We do things because we are told to do things.  Policy dictates how we need to teach and curriculum tells us what we need teach.  These policies and curricula have created an education continuum.  Students must learn X before they can learn Y.  Sir Ken Robinson says 'we have become obsessed with this linear narrative.'  If we believe as Sir Ken Robinson says, that 'life is not linear, it's organic,' then how do we fit that paradigm inside the very linear curriculum of education?

There are so many wonderful resources out there to help put us in the right frame of mind for the pages that follow.  The video and graphic below will no doubt get us started. 
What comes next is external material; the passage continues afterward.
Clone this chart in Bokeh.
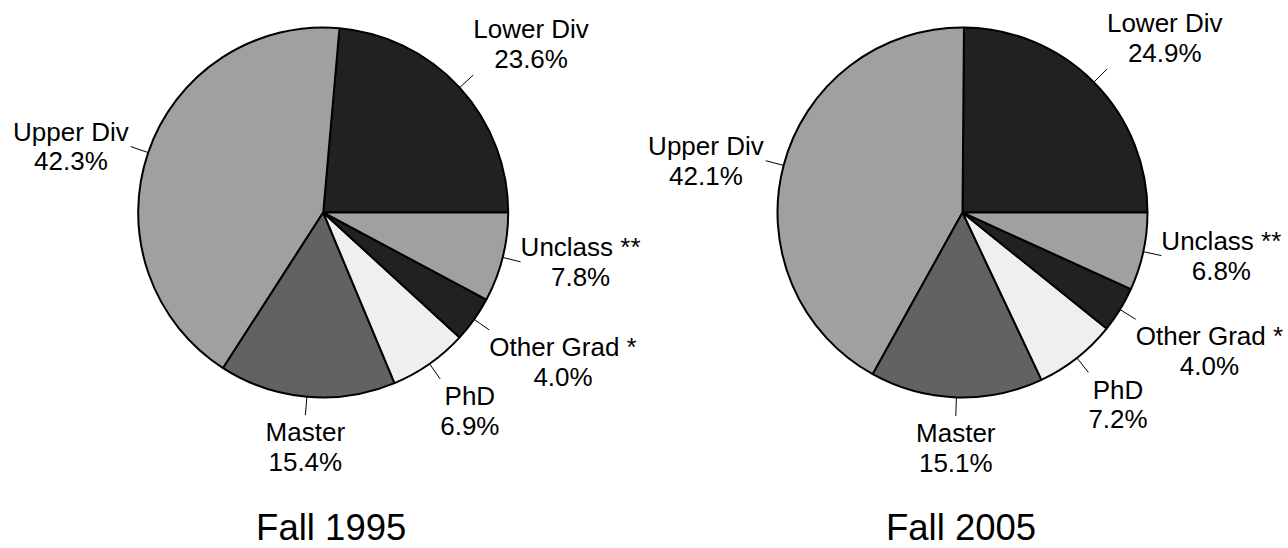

I developed 'The Web of Rights' under the guidance of 29 Full Day Kindergarten students.  From it we manage our actions.  Every action that we make can be placed on 'The Web of Rights.'  Here's a brief description of how it works.

Let's Warm up

Understanding that the web cannot be broken helps us reflect on our past actions and dictates our future ones.  The rock throwing example in the video demonstrates how children have the right to play however they want, so long as it doesn't infringe on the rights of others.  When it is determined that Steven's right to safety would be compromised if rocks were thrown at him, the child that wants to throw rocks needs to manipulate his/her play as to honour Steven's right to safety. Remembering that everything is connected and that we must honour our rights and the rights of others are the key takeaways from 'The Web of Rights.'  If you sat down with your students and asked them 'what do you think you deserve? What would they say?  How different would your class' web of rights look from this one?